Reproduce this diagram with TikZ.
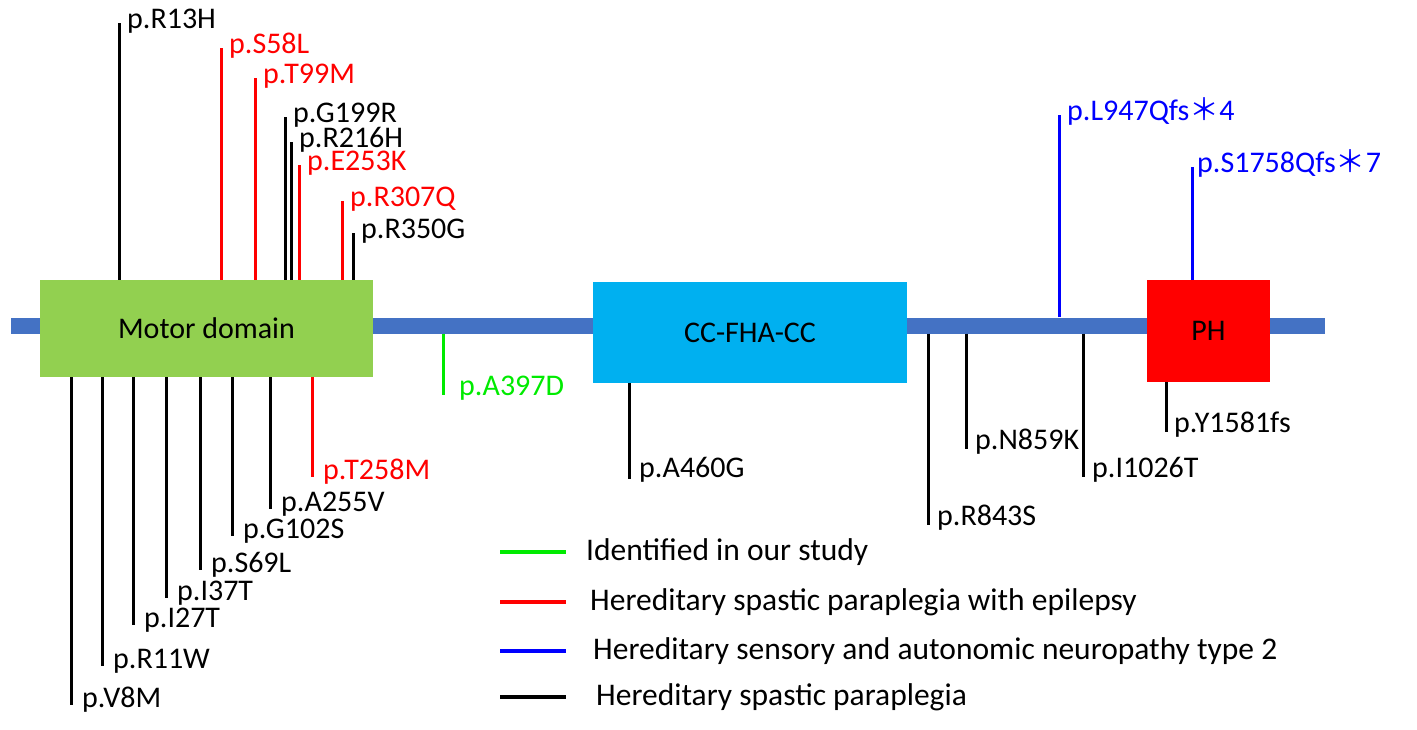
\documentclass[tikz,border=0pt]{standalone}
\usepackage{fontspec}
\setmainfont{Carlito}
\newfontfamily\cjk{Noto Sans CJK SC}
\usetikzlibrary{positioning}
\definecolor{barblue}{HTML}{4472C4}
\definecolor{motorgreen}{HTML}{92D050}
\definecolor{ccblue}{HTML}{00B0F0}
\definecolor{mutred}{HTML}{FF0000}
\definecolor{mutgreen}{RGB}{0,235,0}
\definecolor{mutblue}{HTML}{0000FF}
\tikzset{
  mut/.style={line width=3pt},
  lab/.style={anchor=base west,inner sep=0pt},
  domain/.style={fill=#1,inner sep=0pt},
  legline/.style={line width=4pt},
  legtext/.style={inner sep=0pt,font=\fontsize{31.5}{38}\selectfont}
}

\begin{document}
\begin{tikzpicture}[x=1pt,y=-1pt,font=\fontsize{30}{36}\selectfont]

\useasboundingbox (0,0) rectangle (1417,730);

% backbone:
\node[domain=barblue,minimum width=1314pt,minimum height=16pt] (bar) at (668,325.5) {};
% domains:
\node[domain=motorgreen,minimum width=333pt,minimum height=97pt] (motor) at (206.5,328.5) {Motor domain};
\node[domain=ccblue,minimum width=314pt,minimum height=101pt] (cc) at (750,332.5) {CC-FHA-CC};
\node[domain=mutred,minimum width=123pt,minimum height=102pt] (ph) at (1208.5,331) {PH};

% mutations above the motor domain:
\foreach \xx/\yy/\nm/\col/\txt in {119/23/R13H/black/p.R13H, 221/48/S58L/mutred/p.S58L,
    255/78/T99M/mutred/p.T99M, 285/117/G199R/black/p.G199R, 291/142/R216H/black/p.R216H,
    299/165/E253K/mutred/p.E253K, 342/201/R307Q/mutred/p.R307Q, 353/233/R350G/black/p.R350G}{
  \coordinate (t\nm) at (\xx,\yy);
  \draw[mut,\col] (motor.north -| t\nm) -- (t\nm);
  \node[lab,text=\col] (l\nm) at ([shift={(8,6)}]t\nm) {\txt};
}

% mutations below the motor domain:
\foreach \xx/\yy/\nm/\col/\txt in {71/705/V8M/black/p.V8M, 102/666/R11W/black/p.R11W,
    133/625/I27T/black/p.I27T, 166/598/I37T/black/p.I37T, 200/570/S69L/black/p.S69L,
    232/536/G102S/black/p.G102S, 270/509/A255V/black/p.A255V, 312/477/T258M/mutred/p.T258M}{
  \coordinate (b\nm) at (\xx,\yy);
  \draw[mut,\col] (motor.south -| b\nm) -- (b\nm);
  \node[lab,text=\col] (l\nm) at ([shift={(11,2)}]b\nm) {\txt};
}

% mutations along the rest of the protein:
\coordinate (bA397D) at (443,395);
\draw[mut,mutgreen] (bar.south -| bA397D) -- (bA397D);
\node[lab,text=mutgreen] (lA397D) at ([shift={(16,0)}]bA397D) {p.A397D};
\coordinate (bA460G) at (629,479);
\draw[mut] (cc.south -| bA460G) -- (bA460G);
\node[lab] (lA460G) at ([shift={(10,-2)}]bA460G) {p.A460G};
\foreach \xx/\yy/\nm/\txt in {928/525/R843S/p.R843S, 966/449/N859K/p.N859K, 1083/477/I1026T/p.I1026T}{
  \coordinate (b\nm) at (\xx,\yy);
  \draw[mut] (bar.south -| b\nm) -- (b\nm);
  \node[lab] (l\nm) at ([shift={(9,0)}]b\nm) {\txt};
}
\coordinate (bY1581fs) at (1166,432);
\draw[mut] (ph.south -| bY1581fs) -- (bY1581fs);
\node[lab] (lY1581fs) at ([shift={(8,0)}]bY1581fs) {p.Y1581fs};
\coordinate (tL947) at (1059,115);
\draw[mut,mutblue] (bar.north -| tL947) -- (tL947);
\node[lab,text=mutblue] (lL947) at ([shift={(8,6)}]tL947) {p.L947Qfs{\cjk ＊}4};
\coordinate (tS1758) at (1192,167);
\draw[mut,mutblue] (ph.north -| tS1758) -- (tS1758);
\node[lab,text=mutblue] (lS1758) at ([shift={(5,6)}]tS1758) {p.S1758Qfs{\cjk ＊}7};

% legend:
\foreach \yy/\nm/\col/\dd/\txt in {552/green/mutgreen/20/Identified in our study,
    602/red/mutred/24/Hereditary spastic paraplegia with epilepsy,
    651/blue/mutblue/27/Hereditary sensory and autonomic neuropathy type 2,
    697/black/black/30/Hereditary spastic paraplegia}{
  \coordinate (s\nm) at (500,\yy);
  \coordinate (e\nm) at (566,\yy);
  \draw[legline,\col] (s\nm) -- (e\nm);
  \node[legtext,right=\dd pt of e\nm] (leg\nm) {\txt};
}

\end{tikzpicture}
\end{document}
_ _ _ _ _ _ _
→ **PROMPT**: Write the lines above out again exactly, without any of their pictures.

→ **COMPLETED TASK**:
Reproduce this diagram with TikZ.
\documentclass[tikz,border=0pt]{standalone}
\usepackage{fontspec}
\setmainfont{Carlito}
\newfontfamily\cjk{Noto Sans CJK SC}
\usetikzlibrary{positioning}
\definecolor{barblue}{HTML}{4472C4}
\definecolor{motorgreen}{HTML}{92D050}
\definecolor{ccblue}{HTML}{00B0F0}
\definecolor{mutred}{HTML}{FF0000}
\definecolor{mutgreen}{RGB}{0,235,0}
\definecolor{mutblue}{HTML}{0000FF}
\tikzset{
  mut/.style={line width=3pt},
  lab/.style={anchor=base west,inner sep=0pt},
  domain/.style={fill=#1,inner sep=0pt},
  legline/.style={line width=4pt},
  legtext/.style={inner sep=0pt,font=\fontsize{31.5}{38}\selectfont}
}

\begin{document}
\begin{tikzpicture}[x=1pt,y=-1pt,font=\fontsize{30}{36}\selectfont]

\useasboundingbox (0,0) rectangle (1417,730);

% backbone:
\node[domain=barblue,minimum width=1314pt,minimum height=16pt] (bar) at (668,325.5) {};
% domains:
\node[domain=motorgreen,minimum width=333pt,minimum height=97pt] (motor) at (206.5,328.5) {Motor domain};
\node[domain=ccblue,minimum width=314pt,minimum height=101pt] (cc) at (750,332.5) {CC-FHA-CC};
\node[domain=mutred,minimum width=123pt,minimum height=102pt] (ph) at (1208.5,331) {PH};

% mutations above the motor domain:
\foreach \xx/\yy/\nm/\col/\txt in {119/23/R13H/black/p.R13H, 221/48/S58L/mutred/p.S58L,
    255/78/T99M/mutred/p.T99M, 285/117/G199R/black/p.G199R, 291/142/R216H/black/p.R216H,
    299/165/E253K/mutred/p.E253K, 342/201/R307Q/mutred/p.R307Q, 353/233/R350G/black/p.R350G}{
  \coordinate (t\nm) at (\xx,\yy);
  \draw[mut,\col] (motor.north -| t\nm) -- (t\nm);
  \node[lab,text=\col] (l\nm) at ([shift={(8,6)}]t\nm) {\txt};
}

% mutations below the motor domain:
\foreach \xx/\yy/\nm/\col/\txt in {71/705/V8M/black/p.V8M, 102/666/R11W/black/p.R11W,
    133/625/I27T/black/p.I27T, 166/598/I37T/black/p.I37T, 200/570/S69L/black/p.S69L,
    232/536/G102S/black/p.G102S, 270/509/A255V/black/p.A255V, 312/477/T258M/mutred/p.T258M}{
  \coordinate (b\nm) at (\xx,\yy);
  \draw[mut,\col] (motor.south -| b\nm) -- (b\nm);
  \node[lab,text=\col] (l\nm) at ([shift={(11,2)}]b\nm) {\txt};
}

% mutations along the rest of the protein:
\coordinate (bA397D) at (443,395);
\draw[mut,mutgreen] (bar.south -| bA397D) -- (bA397D);
\node[lab,text=mutgreen] (lA397D) at ([shift={(16,0)}]bA397D) {p.A397D};
\coordinate (bA460G) at (629,479);
\draw[mut] (cc.south -| bA460G) -- (bA460G);
\node[lab] (lA460G) at ([shift={(10,-2)}]bA460G) {p.A460G};
\foreach \xx/\yy/\nm/\txt in {928/525/R843S/p.R843S, 966/449/N859K/p.N859K, 1083/477/I1026T/p.I1026T}{
  \coordinate (b\nm) at (\xx,\yy);
  \draw[mut] (bar.south -| b\nm) -- (b\nm);
  \node[lab] (l\nm) at ([shift={(9,0)}]b\nm) {\txt};
}
\coordinate (bY1581fs) at (1166,432);
\draw[mut] (ph.south -| bY1581fs) -- (bY1581fs);
\node[lab] (lY1581fs) at ([shift={(8,0)}]bY1581fs) {p.Y1581fs};
\coordinate (tL947) at (1059,115);
\draw[mut,mutblue] (bar.north -| tL947) -- (tL947);
\node[lab,text=mutblue] (lL947) at ([shift={(8,6)}]tL947) {p.L947Qfs{\cjk ＊}4};
\coordinate (tS1758) at (1192,167);
\draw[mut,mutblue] (ph.north -| tS1758) -- (tS1758);
\node[lab,text=mutblue] (lS1758) at ([shift={(5,6)}]tS1758) {p.S1758Qfs{\cjk ＊}7};

% legend:
\foreach \yy/\nm/\col/\dd/\txt in {552/green/mutgreen/20/Identified in our study,
    602/red/mutred/24/Hereditary spastic paraplegia with epilepsy,
    651/blue/mutblue/27/Hereditary sensory and autonomic neuropathy type 2,
    697/black/black/30/Hereditary spastic paraplegia}{
  \coordinate (s\nm) at (500,\yy);
  \coordinate (e\nm) at (566,\yy);
  \draw[legline,\col] (s\nm) -- (e\nm);
  \node[legtext,right=\dd pt of e\nm] (leg\nm) {\txt};
}

\end{tikzpicture}
\end{document}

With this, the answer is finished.